I have the _Rosamond_ vase [Footnote: A gla.s.s vase which Miss Edgeworth painted for Mrs. Ruxton, in brown, from Flaxman's designs for the _Odyssey._] madness so strong upon me, that I am out of my dear bed regularly at half-past seven in the morning, and never find it more than half an hour till breakfast time, so happy am I daubing.
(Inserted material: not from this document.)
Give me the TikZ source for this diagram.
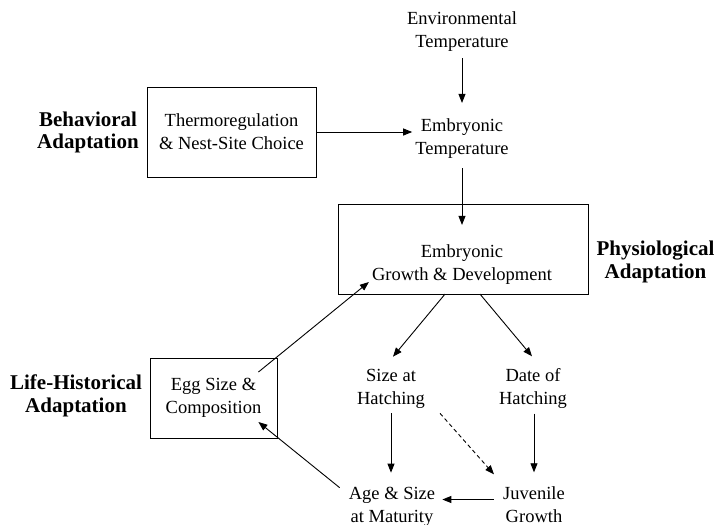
\documentclass[tikz,border=0pt]{standalone}
\usepackage{fontspec}
\setmainfont{Liberation Serif}
\usetikzlibrary{arrows.meta,calc}
\begin{document}
\begin{tikzpicture}[x=1pt,y=-1pt,
  txt/.style={align=center,inner sep=0pt,font=\fontsize{18.5}{23}\selectfont},
  lbl/.style={align=center,inner sep=0pt,font=\fontsize{21}{22.5}\selectfont\bfseries},
  boxn/.style={draw,line width=0.9pt,inner sep=0pt},
  arr/.style={line width=0.9pt,-{Triangle[length=9pt,width=7pt]}}]
\useasboundingbox (0,0) rectangle (718,525);
% nodes
\node[txt] (env) at (462,32) {Environmental\\Temperature};
\node[txt] (embT) at (462,139) {Embryonic\\Temperature};
\node[txt,boxn,minimum width=169pt,minimum height=90pt] (thermo) at (231.5,132) {Thermoregulation\\\& Nest-Site Choice};
\node[lbl] (behav) at (88,132.5) {Behavioral\\Adaptation};
\node[boxn,minimum width=250pt,minimum height=90pt] (physbox) at (463,249) {};
\node[txt] (growth) at (462,265) {Embryonic\\Growth \& Development};
\node[lbl] (physio) at (655.5,262) {Physiological\\Adaptation};
\node[txt] (size) at (391,388.5) {Size at\\Hatching};
\node[txt] (date) at (533,388.5) {Date of\\Hatching};
\node[txt] (age) at (392,506.5) {Age \& Size\\at Maturity};
\node[txt] (juv) at (534,504.5) {Juvenile\\Growth};
\node[txt,boxn,minimum width=127pt,minimum height=80pt] (egg) at (213.5,398) {Egg Size \&\\Composition};
\node[lbl] (life) at (76,396) {Life-Historical\\Adaptation};
% connectors
\draw[arr,shorten <=6pt,shorten >=16pt] (env) -- (embT);
\draw[arr,shorten >=3pt] (thermo.east) -- (thermo.east -| embT.west);
\draw[arr,shorten <=9pt,shorten >=20pt] (embT) -- (growth);
\draw[arr] ([xshift=-17pt,yshift=-9pt]growth.south) -- ([xshift=2pt,yshift=12pt]size.north);
\draw[arr] ([xshift=18pt,yshift=-9pt]growth.south) -- ([xshift=-1pt,yshift=12pt]date.north);
\draw[arr,shorten <=5pt,shorten >=14pt] (size.south) -- (size.south |- age.north);
\draw[arr,shorten <=5pt,shorten >=14pt] ([xshift=1pt]date.south) -- ([xshift=1pt]date.south |- juv.north);
\draw[arr,dash pattern=on 4pt off 3pt] ([xshift=49pt,yshift=-5pt]size.south) -- ([xshift=-9pt,yshift=12pt]juv.north west);
\draw[arr,shorten <=9pt,shorten >=7pt] ([yshift=5pt]juv.west) -- ([yshift=5pt]juv.west -| age.east);
\draw[arr] ([xshift=-9pt,yshift=-1pt]age.north west) -- ([xshift=-19pt,yshift=-24pt]egg.east);
\draw[arr] ([xshift=-19pt,yshift=26pt]egg.east) -- ([xshift=-3pt,yshift=-17pt]growth.west);
\end{tikzpicture}
\end{document}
On one side I have Ulysses longing to taste Circe's cakes, but saying, "No, thank you," like a very good boy: and on the other side I have him just come home, and the old nurse washing his feet, and his queen fast asleep in her chair by a lamp, which I hope will not set her on fire, though it is, in spite of my best endeavours, so much out of the perpendicular that nothing but a miracle can keep it from falling on Penelope's crown.
Little Pakenham is going on bravely (not two months old), and I am just _beginning_ to write again, and am _in_ "Patronage," and have corrected all the faults you pointed out to me; and Susan, who was a fool, is now Rosamond and a wit.
I suppose you have heard various _jeux d'esprit_ on the marriage of Sir Humphry Davy and Mrs. Apreece? I scarcely think any of them worth copying: the best _idea_ is stolen from the _bon mot_ on Sir John Carr, "The Traveller be_k_nighted."
"When Mr. Davy concluded his last Lecture by saying that we were but in the _Dawn_ of Science, he probably did not expect to be so soon be_k_nighted."